# Problem statement
Without the pictures, write out all the lines below exactly as they appear.
◇ ◇ ◇ ◇ ◇
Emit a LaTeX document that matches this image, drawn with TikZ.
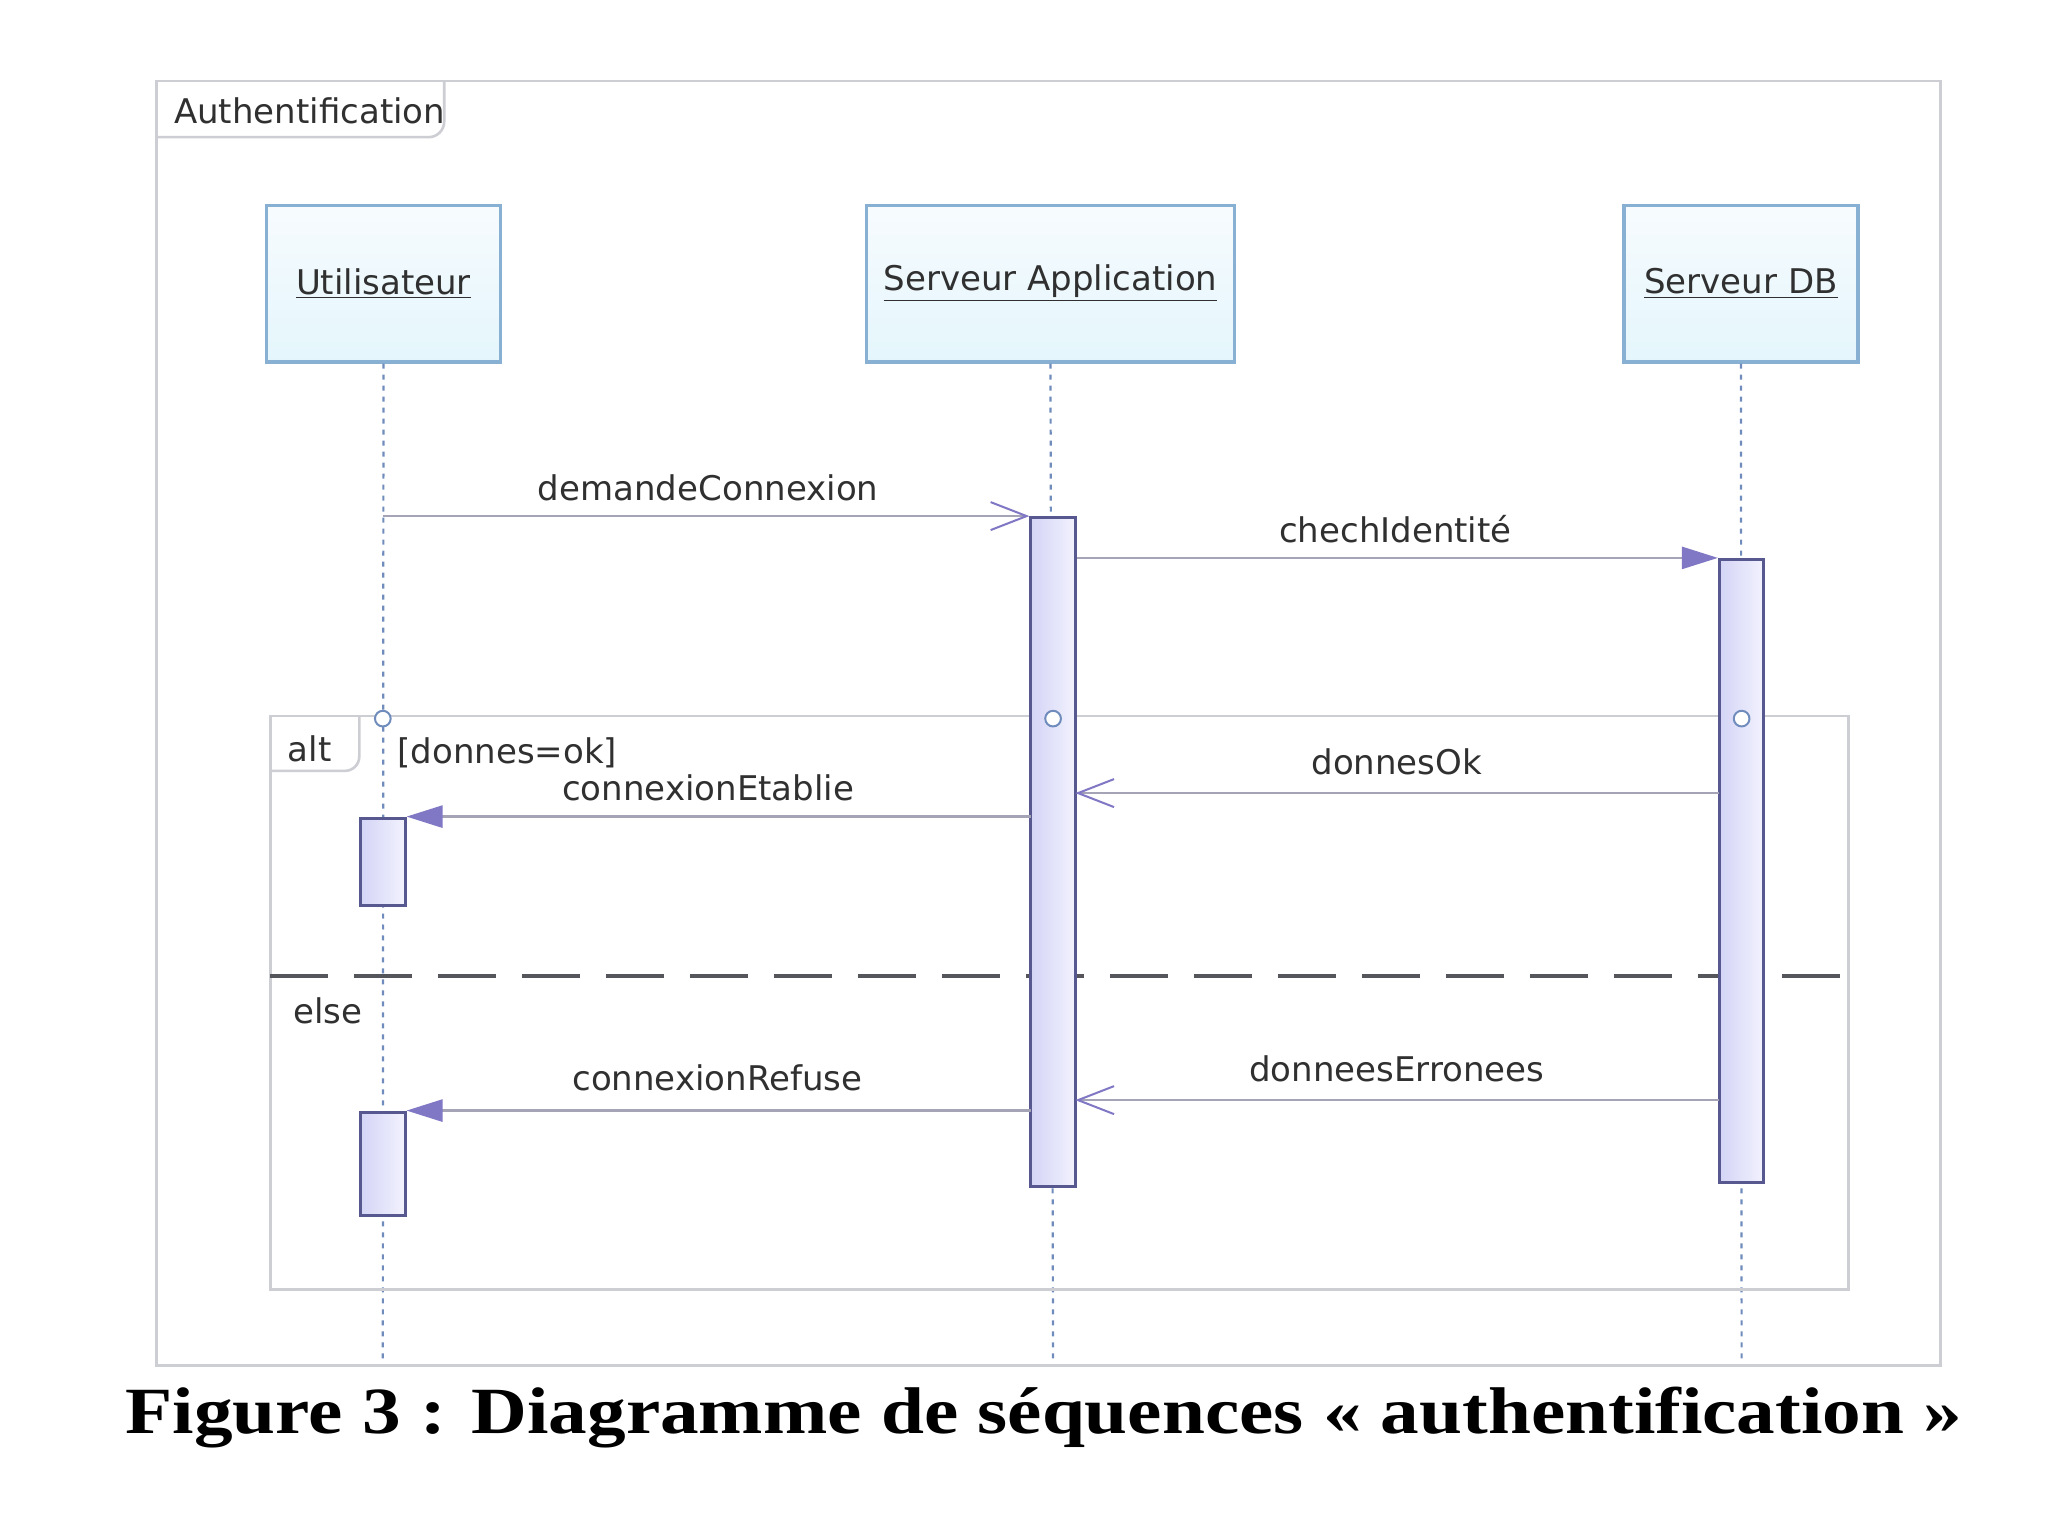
\documentclass[tikz,border=0pt]{standalone}
\usepackage{fontspec}
\setmainfont{Liberation Serif}
\newfontfamily\dejavu{DejaVu Sans}
\usetikzlibrary{arrows.meta}
\definecolor{headborder}{RGB}{135,176,210}
\definecolor{headtop}{RGB}{247,251,254}
\definecolor{headbot}{RGB}{228,246,252}
\definecolor{lifeline}{RGB}{112,140,188}
\definecolor{barborder}{RGB}{88,88,145}
\definecolor{barleft}{RGB}{212,212,246}
\definecolor{barright}{RGB}{242,242,254}
\definecolor{msgline}{RGB}{165,163,182}
\definecolor{tipcol}{RGB}{128,120,196}
\definecolor{framegray}{RGB}{205,205,212}
\definecolor{sepgray}{RGB}{85,85,92}
\definecolor{txt}{RGB}{48,48,48}
\newdimen\ul \ul=0.6533pt
\begin{document}
\begin{tikzpicture}[x=0.6533pt,y=-0.6533pt,
  lbl/.style={font=\dejavu\fontsize{17}{20}\selectfont,text=txt,inner sep=0pt},
  head/.style={draw=headborder,line width=1.6pt,top color=headtop,bottom color=headbot,
    minimum height=120*\ul,inner sep=0pt,font=\dejavu\fontsize{17}{20}\selectfont,text=txt},
  bar/.style={draw=barborder,line width=1.5pt,left color=barleft,right color=barright,
    minimum width=34*\ul,inner sep=0pt,anchor=north},
  life/.style={draw=lifeline,line width=1.1pt,dash pattern=on 2.5pt off 3pt},
  msg/.style={draw=msgline,line width=1.3pt},
  openmsg/.style={msg,-{Straight Barb[length=18pt,width=14pt,line width=1pt,color=tipcol]}},
  fullmsg/.style={msg,-{Triangle[length=18pt,width=11pt,color=tipcol]}},
  frameline/.style={draw=framegray,line width=1.3pt},
  occ/.style={circle,draw=lifeline,fill=white,line width=1pt,minimum size=12*\ul,inner sep=0pt}
]
\useasboundingbox[fill=white] (0,0) rectangle (1567.5,1175.6);

% outer frame
\draw[frameline] (120,62) rectangle (1485,1045);
\draw[frameline] (120,105) -- (328,105) to[out=0,in=-90] (340,93) -- (340,62);
\node[lbl,anchor=west] (title) at (133,85) {Authentification};

% lifeline heads
\node[head,minimum width=179*\ul] (U) at (293.5,217) {\underline{Utilisateur}};
\node[head,minimum width=282*\ul] (SA) at (804,217) {\underline{Serveur Application}};
\node[head,minimum width=179*\ul] (DB) at (1332.5,217) {\underline{Serveur DB}};

% lifelines
\coordinate (Uend) at (293,1040);
\coordinate (SAend) at (806,1040);
\coordinate (DBend) at (1333,1040);
\draw[life] (U.south) -- (Uend);
\draw[life] (SA.south) -- (SAend);
\draw[life] (DB.south) -- (DBend);

% alt frame
\draw[frameline] (207,548) rectangle (1415,987);
\draw[frameline] (207,590) -- (264,590) to[out=0,in=-90] (275,579) -- (275,548);
\node[lbl,anchor=center] (alt) at (237,573) {alt};
\node[lbl,anchor=west] (guard) at (304,576) {[donnes=ok]};
\node[lbl,anchor=center] (else) at (251,774) {else};
\draw[draw=sepgray,line width=1.6pt,dash pattern=on 29pt off 13pt] (207,747) -- (1415,747);

% activation bars
\node[bar,minimum height=512*\ul] (barSA) at (806,395) {};
\node[bar,minimum height=477*\ul] (barDB) at (1333,427) {};
\node[bar,minimum height=67*\ul] (barU1) at (293,625) {};
\node[bar,minimum height=79*\ul] (barU2) at (293,850) {};

% interaction occurrence markers
\node[occ] (o1) at (293,550) {};
\node[occ] (o2) at (806,550) {};
\node[occ] (o3) at (1333,550) {};

% messages
\coordinate (m1s) at (293,395);
\draw[openmsg] (m1s) -- (barSA.north west);
\node[lbl] (l1) at (542,373) {demandeConnexion};

\draw[fullmsg] (barSA.east |- barDB.north west) -- (barDB.north west);
\node[lbl] (l2) at (1068,405) {chechIdentité};

\coordinate (m3s) at (1316,607);
\coordinate (m3e) at (823,607);
\draw[openmsg] (m3s) -- (m3e);
\node[lbl] (l3) at (1069,583) {donnesOk};

\coordinate (m4s) at (789,625);
\draw[fullmsg] (m4s) -- (barU1.north east);
\node[lbl] (l4) at (542,603) {connexionEtablie};

\coordinate (m5s) at (1316,842);
\coordinate (m5e) at (823,842);
\draw[openmsg] (m5s) -- (m5e);
\node[lbl] (l5) at (1069,818) {donneesErronees};

\coordinate (m6s) at (789,850);
\draw[fullmsg] (m6s) -- (barU2.north east);
\node[lbl] (l6) at (549,825) {connexionRefuse};

% caption
\node[font=\bfseries\fontsize{33}{38}\selectfont,inner sep=0pt] (cap) at (799,1085)
  {\scalebox{1.17}[1]{Figure 3 : Diagramme de séquences « authentification »}};
\end{tikzpicture}
\end{document}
◇ ◇ ◇ ◇ ◇
# The output
Emit a LaTeX document that matches this image, drawn with TikZ.
\documentclass[tikz,border=0pt]{standalone}
\usepackage{fontspec}
\setmainfont{Liberation Serif}
\newfontfamily\dejavu{DejaVu Sans}
\usetikzlibrary{arrows.meta}
\definecolor{headborder}{RGB}{135,176,210}
\definecolor{headtop}{RGB}{247,251,254}
\definecolor{headbot}{RGB}{228,246,252}
\definecolor{lifeline}{RGB}{112,140,188}
\definecolor{barborder}{RGB}{88,88,145}
\definecolor{barleft}{RGB}{212,212,246}
\definecolor{barright}{RGB}{242,242,254}
\definecolor{msgline}{RGB}{165,163,182}
\definecolor{tipcol}{RGB}{128,120,196}
\definecolor{framegray}{RGB}{205,205,212}
\definecolor{sepgray}{RGB}{85,85,92}
\definecolor{txt}{RGB}{48,48,48}
\newdimen\ul \ul=0.6533pt
\begin{document}
\begin{tikzpicture}[x=0.6533pt,y=-0.6533pt,
  lbl/.style={font=\dejavu\fontsize{17}{20}\selectfont,text=txt,inner sep=0pt},
  head/.style={draw=headborder,line width=1.6pt,top color=headtop,bottom color=headbot,
    minimum height=120*\ul,inner sep=0pt,font=\dejavu\fontsize{17}{20}\selectfont,text=txt},
  bar/.style={draw=barborder,line width=1.5pt,left color=barleft,right color=barright,
    minimum width=34*\ul,inner sep=0pt,anchor=north},
  life/.style={draw=lifeline,line width=1.1pt,dash pattern=on 2.5pt off 3pt},
  msg/.style={draw=msgline,line width=1.3pt},
  openmsg/.style={msg,-{Straight Barb[length=18pt,width=14pt,line width=1pt,color=tipcol]}},
  fullmsg/.style={msg,-{Triangle[length=18pt,width=11pt,color=tipcol]}},
  frameline/.style={draw=framegray,line width=1.3pt},
  occ/.style={circle,draw=lifeline,fill=white,line width=1pt,minimum size=12*\ul,inner sep=0pt}
]
\useasboundingbox[fill=white] (0,0) rectangle (1567.5,1175.6);

% outer frame
\draw[frameline] (120,62) rectangle (1485,1045);
\draw[frameline] (120,105) -- (328,105) to[out=0,in=-90] (340,93) -- (340,62);
\node[lbl,anchor=west] (title) at (133,85) {Authentification};

% lifeline heads
\node[head,minimum width=179*\ul] (U) at (293.5,217) {\underline{Utilisateur}};
\node[head,minimum width=282*\ul] (SA) at (804,217) {\underline{Serveur Application}};
\node[head,minimum width=179*\ul] (DB) at (1332.5,217) {\underline{Serveur DB}};

% lifelines
\coordinate (Uend) at (293,1040);
\coordinate (SAend) at (806,1040);
\coordinate (DBend) at (1333,1040);
\draw[life] (U.south) -- (Uend);
\draw[life] (SA.south) -- (SAend);
\draw[life] (DB.south) -- (DBend);

% alt frame
\draw[frameline] (207,548) rectangle (1415,987);
\draw[frameline] (207,590) -- (264,590) to[out=0,in=-90] (275,579) -- (275,548);
\node[lbl,anchor=center] (alt) at (237,573) {alt};
\node[lbl,anchor=west] (guard) at (304,576) {[donnes=ok]};
\node[lbl,anchor=center] (else) at (251,774) {else};
\draw[draw=sepgray,line width=1.6pt,dash pattern=on 29pt off 13pt] (207,747) -- (1415,747);

% activation bars
\node[bar,minimum height=512*\ul] (barSA) at (806,395) {};
\node[bar,minimum height=477*\ul] (barDB) at (1333,427) {};
\node[bar,minimum height=67*\ul] (barU1) at (293,625) {};
\node[bar,minimum height=79*\ul] (barU2) at (293,850) {};

% interaction occurrence markers
\node[occ] (o1) at (293,550) {};
\node[occ] (o2) at (806,550) {};
\node[occ] (o3) at (1333,550) {};

% messages
\coordinate (m1s) at (293,395);
\draw[openmsg] (m1s) -- (barSA.north west);
\node[lbl] (l1) at (542,373) {demandeConnexion};

\draw[fullmsg] (barSA.east |- barDB.north west) -- (barDB.north west);
\node[lbl] (l2) at (1068,405) {chechIdentité};

\coordinate (m3s) at (1316,607);
\coordinate (m3e) at (823,607);
\draw[openmsg] (m3s) -- (m3e);
\node[lbl] (l3) at (1069,583) {donnesOk};

\coordinate (m4s) at (789,625);
\draw[fullmsg] (m4s) -- (barU1.north east);
\node[lbl] (l4) at (542,603) {connexionEtablie};

\coordinate (m5s) at (1316,842);
\coordinate (m5e) at (823,842);
\draw[openmsg] (m5s) -- (m5e);
\node[lbl] (l5) at (1069,818) {donneesErronees};

\coordinate (m6s) at (789,850);
\draw[fullmsg] (m6s) -- (barU2.north east);
\node[lbl] (l6) at (549,825) {connexionRefuse};

% caption
\node[font=\bfseries\fontsize{33}{38}\selectfont,inner sep=0pt] (cap) at (799,1085)
  {\scalebox{1.17}[1]{Figure 3 : Diagramme de séquences « authentification »}};
\end{tikzpicture}
\end{document}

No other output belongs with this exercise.